Ohio State firing Ryan Day was never going to happen

Ryan Day will not be fired. It never should have even been an honest talking point among the media and parts of the Ohio State fanbase that ABC’s Kirk Herbstreit labeled as the “lunatic fringe,” Saturday night in a sardonic spiel at the end of Ohio State’s 42-17 curb-stomping of Tennessee in the first round of the College Football Playoff

Day is a prisoner of both his own successes and failures. Under him, the Buckeyes are 1-4 against Michigan, 2-3 in the CFP, and 65-3 against every other opponent he’s faced. Day’s Buckeyes have done most of the requisite things to try and bust through this odd ceiling: Michigan and the College Football Playoff. 

His get out-of-jail card for a while was that he didn’t take embarrassing losses to the likes of Purdue and Iowa, like Urban Meyer did as a huge favorite. But Thanksgiving weekend was a double whammy: a loss to the Wolverines as nearly a three-touchdown favorite and an embarrassing on-field melee postgame. The losses include embarrassments to the two best Michigan teams in the last 25 years and a missed field goal to eventual national champion Georgia at the stroke of midnight. 
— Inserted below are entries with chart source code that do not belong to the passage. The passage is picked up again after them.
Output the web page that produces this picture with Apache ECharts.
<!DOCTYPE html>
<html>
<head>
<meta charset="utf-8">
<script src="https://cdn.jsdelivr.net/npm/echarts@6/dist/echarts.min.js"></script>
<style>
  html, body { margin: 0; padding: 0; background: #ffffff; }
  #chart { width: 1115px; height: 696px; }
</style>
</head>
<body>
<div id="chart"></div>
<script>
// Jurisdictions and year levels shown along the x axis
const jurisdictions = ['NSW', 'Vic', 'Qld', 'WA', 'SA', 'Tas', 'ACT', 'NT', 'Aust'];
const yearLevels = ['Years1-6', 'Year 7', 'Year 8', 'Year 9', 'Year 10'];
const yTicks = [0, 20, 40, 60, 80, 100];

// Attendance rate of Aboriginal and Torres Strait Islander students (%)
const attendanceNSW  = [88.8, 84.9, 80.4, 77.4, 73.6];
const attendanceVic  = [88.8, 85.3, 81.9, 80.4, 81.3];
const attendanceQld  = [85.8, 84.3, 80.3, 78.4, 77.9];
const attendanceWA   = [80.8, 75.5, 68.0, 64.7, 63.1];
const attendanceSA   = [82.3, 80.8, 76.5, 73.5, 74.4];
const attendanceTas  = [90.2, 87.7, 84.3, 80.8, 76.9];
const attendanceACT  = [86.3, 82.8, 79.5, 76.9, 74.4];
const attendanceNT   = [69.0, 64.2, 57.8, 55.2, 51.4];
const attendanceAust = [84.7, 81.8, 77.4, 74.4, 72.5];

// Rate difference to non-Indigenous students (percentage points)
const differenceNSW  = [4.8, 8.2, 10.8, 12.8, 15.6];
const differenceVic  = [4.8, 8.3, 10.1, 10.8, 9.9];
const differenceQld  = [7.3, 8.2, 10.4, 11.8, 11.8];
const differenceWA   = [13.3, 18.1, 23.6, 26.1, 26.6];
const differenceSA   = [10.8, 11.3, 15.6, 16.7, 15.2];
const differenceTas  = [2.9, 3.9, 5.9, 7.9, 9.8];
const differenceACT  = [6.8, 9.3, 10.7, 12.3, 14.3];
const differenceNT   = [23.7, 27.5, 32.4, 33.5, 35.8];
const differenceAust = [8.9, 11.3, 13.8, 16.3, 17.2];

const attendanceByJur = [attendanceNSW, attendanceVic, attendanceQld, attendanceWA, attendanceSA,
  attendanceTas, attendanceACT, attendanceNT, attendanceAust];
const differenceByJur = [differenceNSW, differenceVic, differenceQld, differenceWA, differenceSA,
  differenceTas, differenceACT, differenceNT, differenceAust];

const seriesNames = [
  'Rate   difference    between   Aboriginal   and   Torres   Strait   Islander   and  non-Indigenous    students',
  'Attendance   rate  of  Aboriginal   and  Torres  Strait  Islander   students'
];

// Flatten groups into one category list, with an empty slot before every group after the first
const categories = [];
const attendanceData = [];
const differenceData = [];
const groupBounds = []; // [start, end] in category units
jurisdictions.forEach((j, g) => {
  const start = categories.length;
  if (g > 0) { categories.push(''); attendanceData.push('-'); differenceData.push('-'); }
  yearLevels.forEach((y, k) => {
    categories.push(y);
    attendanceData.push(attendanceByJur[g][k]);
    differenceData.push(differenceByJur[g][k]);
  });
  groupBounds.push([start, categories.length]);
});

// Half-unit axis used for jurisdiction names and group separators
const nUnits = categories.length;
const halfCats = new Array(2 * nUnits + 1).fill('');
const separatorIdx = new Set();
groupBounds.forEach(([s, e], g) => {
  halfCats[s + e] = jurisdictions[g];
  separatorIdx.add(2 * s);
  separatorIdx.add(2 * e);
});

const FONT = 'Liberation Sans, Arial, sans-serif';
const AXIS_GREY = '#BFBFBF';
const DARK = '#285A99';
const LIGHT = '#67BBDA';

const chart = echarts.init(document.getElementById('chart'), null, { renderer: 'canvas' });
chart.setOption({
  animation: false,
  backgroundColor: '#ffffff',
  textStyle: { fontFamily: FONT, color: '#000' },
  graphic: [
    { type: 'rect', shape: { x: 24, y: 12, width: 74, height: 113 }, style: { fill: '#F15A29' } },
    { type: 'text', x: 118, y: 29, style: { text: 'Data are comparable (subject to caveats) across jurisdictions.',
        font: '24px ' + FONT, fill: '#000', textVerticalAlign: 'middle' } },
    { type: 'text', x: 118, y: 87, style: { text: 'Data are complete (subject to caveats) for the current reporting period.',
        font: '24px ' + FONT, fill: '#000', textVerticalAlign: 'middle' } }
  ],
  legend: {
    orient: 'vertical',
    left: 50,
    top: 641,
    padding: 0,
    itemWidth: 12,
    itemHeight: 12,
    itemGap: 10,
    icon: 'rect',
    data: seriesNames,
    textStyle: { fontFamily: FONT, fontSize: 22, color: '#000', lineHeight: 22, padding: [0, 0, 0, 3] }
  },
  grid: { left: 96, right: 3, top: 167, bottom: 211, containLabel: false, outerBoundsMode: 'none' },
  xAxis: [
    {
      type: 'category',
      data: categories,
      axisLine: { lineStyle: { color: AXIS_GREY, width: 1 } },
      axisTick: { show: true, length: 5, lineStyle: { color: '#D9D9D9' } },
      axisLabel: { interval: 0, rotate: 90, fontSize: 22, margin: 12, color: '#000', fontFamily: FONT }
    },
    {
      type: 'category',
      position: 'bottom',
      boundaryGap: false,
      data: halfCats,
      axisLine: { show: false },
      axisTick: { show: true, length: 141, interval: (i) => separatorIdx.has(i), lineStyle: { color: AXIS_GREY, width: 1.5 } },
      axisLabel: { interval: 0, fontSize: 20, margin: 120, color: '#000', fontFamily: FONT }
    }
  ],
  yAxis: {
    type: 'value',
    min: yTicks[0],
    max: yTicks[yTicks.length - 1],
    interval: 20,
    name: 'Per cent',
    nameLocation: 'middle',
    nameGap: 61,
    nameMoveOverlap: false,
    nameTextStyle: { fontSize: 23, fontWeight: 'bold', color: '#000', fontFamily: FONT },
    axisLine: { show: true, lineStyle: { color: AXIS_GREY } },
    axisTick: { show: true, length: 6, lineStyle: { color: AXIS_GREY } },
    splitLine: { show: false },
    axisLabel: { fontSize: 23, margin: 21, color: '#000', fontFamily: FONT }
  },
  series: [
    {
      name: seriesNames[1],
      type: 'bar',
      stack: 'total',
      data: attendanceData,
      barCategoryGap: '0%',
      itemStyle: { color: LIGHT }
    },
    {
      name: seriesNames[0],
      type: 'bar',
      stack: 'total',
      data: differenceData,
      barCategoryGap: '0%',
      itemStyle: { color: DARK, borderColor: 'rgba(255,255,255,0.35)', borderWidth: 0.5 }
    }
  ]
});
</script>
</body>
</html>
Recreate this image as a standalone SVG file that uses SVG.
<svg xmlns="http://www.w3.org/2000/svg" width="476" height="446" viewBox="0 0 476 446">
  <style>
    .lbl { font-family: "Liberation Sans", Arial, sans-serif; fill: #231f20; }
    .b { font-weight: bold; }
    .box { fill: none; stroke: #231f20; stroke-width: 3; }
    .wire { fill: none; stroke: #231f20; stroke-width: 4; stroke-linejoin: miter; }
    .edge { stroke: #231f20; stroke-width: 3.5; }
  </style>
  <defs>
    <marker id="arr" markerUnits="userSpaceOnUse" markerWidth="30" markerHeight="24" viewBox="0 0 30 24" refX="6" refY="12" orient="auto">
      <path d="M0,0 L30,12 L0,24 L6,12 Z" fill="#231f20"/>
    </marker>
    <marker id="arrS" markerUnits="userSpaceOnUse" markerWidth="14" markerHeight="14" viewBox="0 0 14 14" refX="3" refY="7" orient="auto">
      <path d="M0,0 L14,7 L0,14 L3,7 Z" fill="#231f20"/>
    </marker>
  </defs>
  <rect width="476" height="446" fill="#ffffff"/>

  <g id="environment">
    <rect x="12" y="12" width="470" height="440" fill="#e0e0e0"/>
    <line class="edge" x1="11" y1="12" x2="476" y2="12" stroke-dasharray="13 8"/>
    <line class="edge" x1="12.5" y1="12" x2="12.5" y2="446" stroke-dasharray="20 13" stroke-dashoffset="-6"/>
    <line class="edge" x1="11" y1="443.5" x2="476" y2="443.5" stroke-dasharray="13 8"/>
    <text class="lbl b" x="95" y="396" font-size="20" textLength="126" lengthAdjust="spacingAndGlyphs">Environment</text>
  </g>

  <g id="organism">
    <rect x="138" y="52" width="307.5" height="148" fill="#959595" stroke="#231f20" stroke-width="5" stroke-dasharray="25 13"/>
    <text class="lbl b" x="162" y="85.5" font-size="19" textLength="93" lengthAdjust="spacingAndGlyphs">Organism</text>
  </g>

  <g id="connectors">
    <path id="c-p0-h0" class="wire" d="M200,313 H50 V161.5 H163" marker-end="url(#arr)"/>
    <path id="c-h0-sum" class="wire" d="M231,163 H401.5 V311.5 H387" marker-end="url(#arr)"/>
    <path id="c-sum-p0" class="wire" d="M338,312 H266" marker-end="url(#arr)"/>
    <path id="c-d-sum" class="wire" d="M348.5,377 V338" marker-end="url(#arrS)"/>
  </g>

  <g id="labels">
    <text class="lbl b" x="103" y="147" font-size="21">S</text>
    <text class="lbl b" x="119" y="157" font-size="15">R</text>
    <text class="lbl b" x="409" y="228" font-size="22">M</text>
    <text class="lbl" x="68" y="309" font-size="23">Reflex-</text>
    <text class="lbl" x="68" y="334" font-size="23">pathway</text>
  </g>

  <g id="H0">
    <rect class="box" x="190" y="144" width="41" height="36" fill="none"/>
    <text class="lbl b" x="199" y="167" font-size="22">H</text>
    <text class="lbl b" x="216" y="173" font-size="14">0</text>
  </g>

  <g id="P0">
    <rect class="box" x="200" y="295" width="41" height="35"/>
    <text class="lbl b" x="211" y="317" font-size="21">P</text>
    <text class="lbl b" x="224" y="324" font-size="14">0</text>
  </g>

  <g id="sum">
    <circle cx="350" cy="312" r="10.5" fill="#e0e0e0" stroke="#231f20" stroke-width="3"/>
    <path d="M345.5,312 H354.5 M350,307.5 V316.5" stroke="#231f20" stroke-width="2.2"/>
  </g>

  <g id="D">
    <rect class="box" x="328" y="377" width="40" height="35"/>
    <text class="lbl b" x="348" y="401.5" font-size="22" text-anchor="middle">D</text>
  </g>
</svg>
Ohio State is currently favored to beat Oregon in a Rose Bowl rematch on New Year’s Day and holds the second-best odds to win a national championship at +360, behind Texas (+310). Would a national title give Day a clean slate with the Bucknuts? There may be an asterisk involved, depending on who you ask. 

Even if Saturday was the last game of the season, the fact is Day is 66-10 in Columbus, including three games in 2018 when Meyer was suspended. Who’s doing better than that?

When you have success like Day’s, you’re more likely to be approximately the most successful in a school’s history, but such is the task at Ohio State. Of coaches even close, that fit the bill: Larry Coker got fired and Miami spent 20 years trying to get “back,” Mark Richt got fired at Georgia and Kirby Smart has taken the team to new heights, but both coaches were clearly slipping when they were fired. It might seem like Day and Ohio State are spinning their wheels, but if they are stuck it happens to be at the top of the sport. 

The popular thing was to say that if Ohio State lost to Tennessee, then it should can him. Sometimes the devil that you do know is better than the one you don’t, and nobody knows the ramifications of firing a coach at a $35 million-plus price tag in the rev share era we’re likely to enter July 1. Florida and Baylor each neglected to be the guinea pigs of this cycle. North Carolina ran a farcical search and ended up with Bill Belichick. Would Ohio State have been willing to take a bold and expensive gamble like that?

Ohio State is never bad you, might say, it’s turnkey. Well, you could say the same about Oklahoma, which just limped to 6-6 and looked like it didn’t belong in the SEC. Texas fired Mack Brown in 2013 and spent a decade in the wilderness. Florida has had scant success in its post-Urban Meyer era. 

Watch Ohio State’s roster Saturday night, the underclassmen making plays — Jeremiah Smith, perhaps the best freshman receiver in the history of college football, and sophomore safety Caleb Downs, who could be a first-round pick if he left school today — and ask yourself if Ohio State would really have been willing to possibly blow up the bones of that roster in the name of an emotionally-charged coaching decision to placate the fringe. As Chris Fowler noted as the game wound down, “it’s nonsense really, the public doesn’t pull the trigger; the administrators do and they’re behind him.”  

It is easy for anyone in college sports to imagine that throwing money down a buyout hole and at a new coach will solve the problem. Ask LSU and USC how well that’s going right now. Texas A&M paid the exorbitant amount of money to fire Jimbo Fisher, returns are early on Mike Elko but the Aggies just lost to their hated rival without an offensive touchdown and finished an inconsistent 8-4. Winning is not a birthright in college football especially as the amount of parity will increase in a revenue sharing future. 

There are options beyond the nuclear one. Continuing to give Day the resources in order to win is the more difficult solution based on public perception, but there is a way for Day to show publicly he’s doing what’s necessary to continue to level Ohio state up. We’ve seen Mike Gundy, Mike Norvell and Kelly donate salary back to their programs to help fund their roster. 

Ohio State already has one of the highest-paid rosters in the sport, but every little bit helps. Day has already made the coordinator switch bringing in Jim Knowles in 2022 who has built perhaps the nation’s best defense this season and Chip Kelly, whose offense indeed must get better, but has many of the tools to do so. All of those things were done in good faith. Up until Saturday night, the results simply hadn’t followed. 

A wise former Alabama coach would tell you that it’s the process that is the most important to building a championship program. This season felt title-or-bust coming into it for Ohio State, but bust does not have to mean you turn the entire organization over and start fresh. And a title is well within play.